Last week on Capitol Hill, there was an increase in the rhetoric and debate on the pace of Dodd-Frank Reform. Financial Services Committee Chairman Spencer Bachus commented that "All of us know that on the highway 'speed kills.' Speed can also kill jobs when Washington rushes sweeping regulations into place without giving the public adequate time to comment." U.S. Treasury Deputy Secretary Neal Wolin, meanwhile, refuted the growing criticism that financial reform efforts were moving too fast, could hurt liquidity in derivatives markets and could drive US market players overseas. There is no doubt that the deadlines in the Dodd-Frank Act are ambitious, and it has become clear to many that a large number of those deadlines are not capable of being hit, making extensions are inevitable.

Much of the criticism is directed at the SEC and CFTC, the two agencies with the heaviest burden under Dodd-Frank. The SEC is responsible for more than 100 rulemakings and 20 studies, and the CFTC is responsible for 60 new rules.

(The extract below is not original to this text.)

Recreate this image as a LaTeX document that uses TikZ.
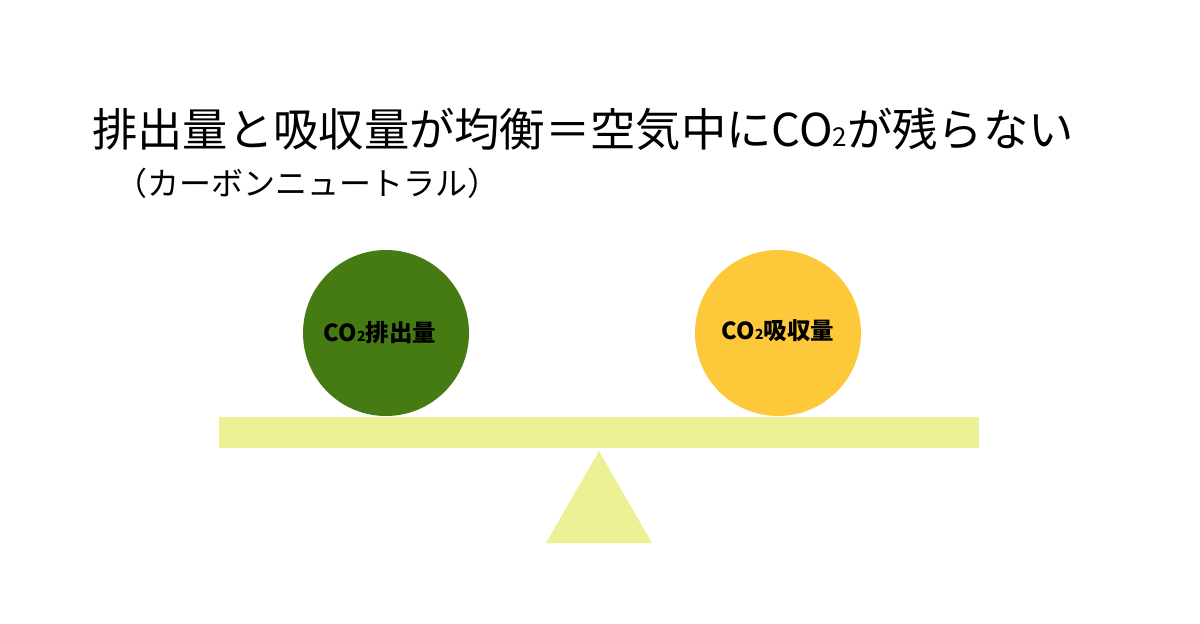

This is quite a heavy load for each of them to carry, especially considering that the SEC issued fewer than 10 new rules per year in 2005 and 2006 and the CFTC averaged approximately 11 new rules per year over that same period. Looking to move forward as quickly as possible, this week the SEC and CFTC are expected to deliver their much-anticipated proposals spelling out key definitions that will help determine the reach of new swaps regulations. The new rules will define "swap," "security-based swap," and "security-based swap agreement," according to a notice on the SEC's website.

These definitions are critical because Dodd-Frank requires most swaps to be traded on regulated platforms and routed through clearinghouses. Questions that have been raised include whether contracts such as floating rate loans and insurance contracts will be deemed "swaps." The definitions are also critical because the SEC has oversight of "security-based" swaps, such as credit default swaps, that are tied to an underlying stock or bond or a narrow-based index of securities, while the CFTC has oversight over all other swaps. Thus, the definitions will guide the determination of which regulatory regime applies.